Rows from a dataset of charts and code:
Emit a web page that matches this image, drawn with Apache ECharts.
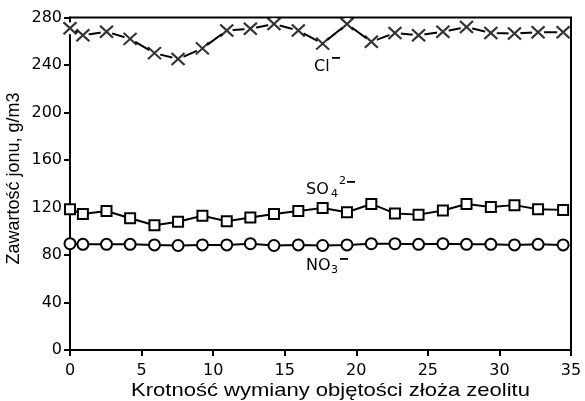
<!DOCTYPE html>
<html><head><meta charset="utf-8">
<script src="https://cdn.jsdelivr.net/npm/echarts@6/dist/echarts.min.js"></script>
<style>html,body{margin:0;padding:0;background:#fff}#c{width:585px;height:401px}</style>
</head><body><div id="c"></div>
<script>
var xVals = [0, 0.9, 2.55, 4.2, 5.9, 7.55, 9.25, 10.95, 12.6, 14.25, 15.95, 17.65, 19.35, 21.05, 22.7, 24.35, 26.05, 27.7, 29.4, 31.05, 32.7, 34.45];
var clVals = [271, 265, 268, 262, 250, 245, 254, 269, 270.5, 274.5, 269, 258, 274.5, 259.5, 267, 265, 268, 272, 267, 266.5, 267.5, 267.5];
var so4Vals = [118.5, 114.5, 117, 111, 105, 108, 113, 108.5, 111.5, 114.5, 117, 119.5, 116, 123, 115, 114, 117.5, 123, 120.5, 122, 118.5, 118];
var no3Vals = [89.5, 89, 89, 89, 88.5, 88, 88.5, 88.5, 89.5, 88, 88.5, 88, 88.5, 89.5, 89.5, 89, 89.5, 89, 89, 88.5, 89, 88.5];
var xTicks = [0, 5, 10, 15, 20, 25, 30, 35];
var yTicks = [0, 40, 80, 120, 160, 200, 240, 280];
var xTitle = 'Krotność wymiany objętości złoża zeolitu';
var yTitle = 'Zawartość jonu, g/m3';

function pairs(v){ return xVals.map(function(x,i){ return [x, v[i]]; }); }
var FONT = '"Liberation Sans", Arial, sans-serif';
var TFONT = '"DejaVu Sans", sans-serif';
var chart = echarts.init(document.getElementById('c'), null, {renderer:'canvas'});
var xPath = 'path://M0,0L12,11M12,0L0,11';
chart.setOption({
  animation:false,
  backgroundColor:'#fff',
  grid:{left:70, right:14, top:17.5, bottom:51, show:true, borderColor:'#000', borderWidth:2, backgroundColor:'transparent'},
  xAxis:{type:'value', min:xTicks[0], max:xTicks[xTicks.length-1], interval:5,
    axisLine:{onZero:false, lineStyle:{color:'#000', width:2}},
    axisTick:{inside:false, length:6, lineStyle:{color:'#000', width:2}},
    axisLabel:{color:'#000', fontSize:16, fontFamily:TFONT, margin:13},
    splitLine:{show:false}},
  yAxis:{type:'value', min:yTicks[0], max:yTicks[yTicks.length-1], interval:40,
    axisLine:{onZero:false, lineStyle:{color:'#000', width:2}},
    axisTick:{inside:false, length:6, lineStyle:{color:'#000', width:2}},
    axisLabel:{color:'#000', fontSize:16, fontFamily:TFONT, margin:8},
    splitLine:{show:false}},
  series:[
    {type:'line', data:pairs(clVals), symbol:'circle', symbolSize:12, z:2,
      lineStyle:{color:'#000', width:2}, itemStyle:{color:'#fff', borderWidth:0}},
    {type:'scatter', data:pairs(clVals), symbol:xPath, symbolSize:[13,12], z:3,
      itemStyle:{color:'none', borderColor:'#000', borderWidth:2.2}},
    {type:'line', data:pairs(so4Vals), symbol:'rect', symbolSize:10, z:2,
      lineStyle:{color:'#000', width:2}, itemStyle:{color:'#fff', borderColor:'#000', borderWidth:2}},
    {type:'line', data:pairs(no3Vals), symbol:'circle', symbolSize:11, z:2,
      lineStyle:{color:'#000', width:2}, itemStyle:{color:'#fff', borderColor:'#000', borderWidth:2}}
  ],
  graphic:[
    {type:'text', x:330.5, y:390.5, scaleX:1.19, scaleY:1, style:{text:xTitle, font:'18.5px '+FONT, fill:'#000', align:'center', verticalAlign:'middle'}},
    {type:'text', x:14.5, y:178.5, rotation:Math.PI/2, style:{text:yTitle, font:'18px '+FONT, fill:'#000', align:'center', verticalAlign:'middle'}},
    {type:'text', left:314, top:59, style:{text:'Cl', font:'16px '+TFONT, fill:'#000'}},
    {type:'rect', left:332, top:57, shape:{width:8, height:1.8}, style:{fill:'#000'}},
    {type:'text', left:306, top:182, style:{text:'SO', font:'16px '+TFONT, fill:'#000'}},
    {type:'text', left:331, top:189, style:{text:'4', font:'11px '+TFONT, fill:'#000'}},
    {type:'text', left:339, top:176, style:{text:'2', font:'11px '+TFONT, fill:'#000'}},
    {type:'rect', left:347, top:181, shape:{width:8, height:1.8}, style:{fill:'#000'}},
    {type:'text', left:306, top:258, style:{text:'NO', font:'16px '+TFONT, fill:'#000'}},
    {type:'text', left:331, top:265, style:{text:'3', font:'11px '+TFONT, fill:'#000'}},
    {type:'rect', left:340, top:258, shape:{width:8, height:1.8}, style:{fill:'#000'}}
  ]
});
</script></body></html>
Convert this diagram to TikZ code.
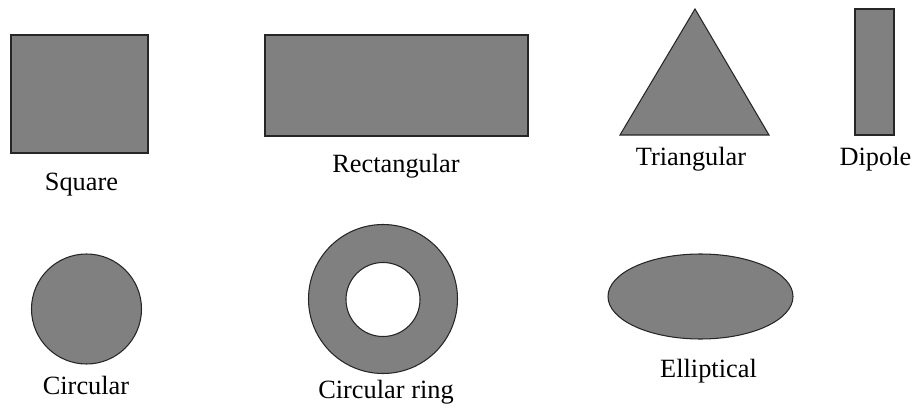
\documentclass[tikz,border=0pt]{standalone}
\usepackage{fontspec}
\setmainfont{Liberation Serif}

\begin{document}
\begin{tikzpicture}[x=0.02cm, y=-0.02cm,
		patch/.style = {fill=gray, draw=black!85, line width=0.6pt},
		caption/.style = {anchor=base, inner sep=0pt, font=\fontsize{15}{18}\selectfont}]
		\useasboundingbox (0,0) rectangle (914,409);
		
		% top row
		\draw[patch] (11,35) rectangle (148,153);
		\draw[patch] (265,35) rectangle (528,136);
		\draw[patch] (695,9) -- (769,135) -- (620,135) -- cycle;
		\draw[patch] (855,9) rectangle (894,135);
		
		% bottom row
		\draw[patch] (86.5,309) circle [radius=55];
		\draw[patch, even odd rule] (383,299) circle [radius=74.5] (383,299.5) circle [radius=37];
		\draw[patch] (700.5,296.5) ellipse [x radius=92.5, y radius=42.5];
		
		\node[caption] (square) at (81.5,190) {Square};
		\node[caption] (rect) at (396,172.5) {Rectangular};
		\node[caption] (tri) at (691,165) {Triangular};
		\node[caption] (dipole) at (875.5,165) {Dipole};
		\node[caption] (circ) at (86,394) {Circular};
		\node[caption] (ring) at (386,398) {Circular ring};
		\node[caption] (ellip) at (708.5,377) {Elliptical};
	\end{tikzpicture}
\end{document}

▶ [EXERCISE OBJECTIVE] Pictures don't belong in the copy. Restate all the entries exactly.

▶ [FINAL RESULT]
Emit a web page that matches this image, drawn with Apache ECharts.
<!DOCTYPE html>
<html><head><meta charset="utf-8">
<script src="https://cdn.jsdelivr.net/npm/echarts@6/dist/echarts.min.js"></script>
<style>html,body{margin:0;padding:0;background:#fff}#c{width:585px;height:401px}</style>
</head><body><div id="c"></div>
<script>
var xVals = [0, 0.9, 2.55, 4.2, 5.9, 7.55, 9.25, 10.95, 12.6, 14.25, 15.95, 17.65, 19.35, 21.05, 22.7, 24.35, 26.05, 27.7, 29.4, 31.05, 32.7, 34.45];
var clVals = [271, 265, 268, 262, 250, 245, 254, 269, 270.5, 274.5, 269, 258, 274.5, 259.5, 267, 265, 268, 272, 267, 266.5, 267.5, 267.5];
var so4Vals = [118.5, 114.5, 117, 111, 105, 108, 113, 108.5, 111.5, 114.5, 117, 119.5, 116, 123, 115, 114, 117.5, 123, 120.5, 122, 118.5, 118];
var no3Vals = [89.5, 89, 89, 89, 88.5, 88, 88.5, 88.5, 89.5, 88, 88.5, 88, 88.5, 89.5, 89.5, 89, 89.5, 89, 89, 88.5, 89, 88.5];
var xTicks = [0, 5, 10, 15, 20, 25, 30, 35];
var yTicks = [0, 40, 80, 120, 160, 200, 240, 280];
var xTitle = 'Krotność wymiany objętości złoża zeolitu';
var yTitle = 'Zawartość jonu, g/m3';

function pairs(v){ return xVals.map(function(x,i){ return [x, v[i]]; }); }
var FONT = '"Liberation Sans", Arial, sans-serif';
var TFONT = '"DejaVu Sans", sans-serif';
var chart = echarts.init(document.getElementById('c'), null, {renderer:'canvas'});
var xPath = 'path://M0,0L12,11M12,0L0,11';
chart.setOption({
  animation:false,
  backgroundColor:'#fff',
  grid:{left:70, right:14, top:17.5, bottom:51, show:true, borderColor:'#000', borderWidth:2, backgroundColor:'transparent'},
  xAxis:{type:'value', min:xTicks[0], max:xTicks[xTicks.length-1], interval:5,
    axisLine:{onZero:false, lineStyle:{color:'#000', width:2}},
    axisTick:{inside:false, length:6, lineStyle:{color:'#000', width:2}},
    axisLabel:{color:'#000', fontSize:16, fontFamily:TFONT, margin:13},
    splitLine:{show:false}},
  yAxis:{type:'value', min:yTicks[0], max:yTicks[yTicks.length-1], interval:40,
    axisLine:{onZero:false, lineStyle:{color:'#000', width:2}},
    axisTick:{inside:false, length:6, lineStyle:{color:'#000', width:2}},
    axisLabel:{color:'#000', fontSize:16, fontFamily:TFONT, margin:8},
    splitLine:{show:false}},
  series:[
    {type:'line', data:pairs(clVals), symbol:'circle', symbolSize:12, z:2,
      lineStyle:{color:'#000', width:2}, itemStyle:{color:'#fff', borderWidth:0}},
    {type:'scatter', data:pairs(clVals), symbol:xPath, symbolSize:[13,12], z:3,
      itemStyle:{color:'none', borderColor:'#000', borderWidth:2.2}},
    {type:'line', data:pairs(so4Vals), symbol:'rect', symbolSize:10, z:2,
      lineStyle:{color:'#000', width:2}, itemStyle:{color:'#fff', borderColor:'#000', borderWidth:2}},
    {type:'line', data:pairs(no3Vals), symbol:'circle', symbolSize:11, z:2,
      lineStyle:{color:'#000', width:2}, itemStyle:{color:'#fff', borderColor:'#000', borderWidth:2}}
  ],
  graphic:[
    {type:'text', x:330.5, y:390.5, scaleX:1.19, scaleY:1, style:{text:xTitle, font:'18.5px '+FONT, fill:'#000', align:'center', verticalAlign:'middle'}},
    {type:'text', x:14.5, y:178.5, rotation:Math.PI/2, style:{text:yTitle, font:'18px '+FONT, fill:'#000', align:'center', verticalAlign:'middle'}},
    {type:'text', left:314, top:59, style:{text:'Cl', font:'16px '+TFONT, fill:'#000'}},
    {type:'rect', left:332, top:57, shape:{width:8, height:1.8}, style:{fill:'#000'}},
    {type:'text', left:306, top:182, style:{text:'SO', font:'16px '+TFONT, fill:'#000'}},
    {type:'text', left:331, top:189, style:{text:'4', font:'11px '+TFONT, fill:'#000'}},
    {type:'text', left:339, top:176, style:{text:'2', font:'11px '+TFONT, fill:'#000'}},
    {type:'rect', left:347, top:181, shape:{width:8, height:1.8}, style:{fill:'#000'}},
    {type:'text', left:306, top:258, style:{text:'NO', font:'16px '+TFONT, fill:'#000'}},
    {type:'text', left:331, top:265, style:{text:'3', font:'11px '+TFONT, fill:'#000'}},
    {type:'rect', left:340, top:258, shape:{width:8, height:1.8}, style:{fill:'#000'}}
  ]
});
</script></body></html>
Convert this diagram to TikZ code.
\documentclass[tikz,border=0pt]{standalone}
\usepackage{fontspec}
\setmainfont{Liberation Serif}

\begin{document}
\begin{tikzpicture}[x=0.02cm, y=-0.02cm,
		patch/.style = {fill=gray, draw=black!85, line width=0.6pt},
		caption/.style = {anchor=base, inner sep=0pt, font=\fontsize{15}{18}\selectfont}]
		\useasboundingbox (0,0) rectangle (914,409);
		
		% top row
		\draw[patch] (11,35) rectangle (148,153);
		\draw[patch] (265,35) rectangle (528,136);
		\draw[patch] (695,9) -- (769,135) -- (620,135) -- cycle;
		\draw[patch] (855,9) rectangle (894,135);
		
		% bottom row
		\draw[patch] (86.5,309) circle [radius=55];
		\draw[patch, even odd rule] (383,299) circle [radius=74.5] (383,299.5) circle [radius=37];
		\draw[patch] (700.5,296.5) ellipse [x radius=92.5, y radius=42.5];
		
		\node[caption] (square) at (81.5,190) {Square};
		\node[caption] (rect) at (396,172.5) {Rectangular};
		\node[caption] (tri) at (691,165) {Triangular};
		\node[caption] (dipole) at (875.5,165) {Dipole};
		\node[caption] (circ) at (86,394) {Circular};
		\node[caption] (ring) at (386,398) {Circular ring};
		\node[caption] (ellip) at (708.5,377) {Elliptical};
	\end{tikzpicture}
\end{document}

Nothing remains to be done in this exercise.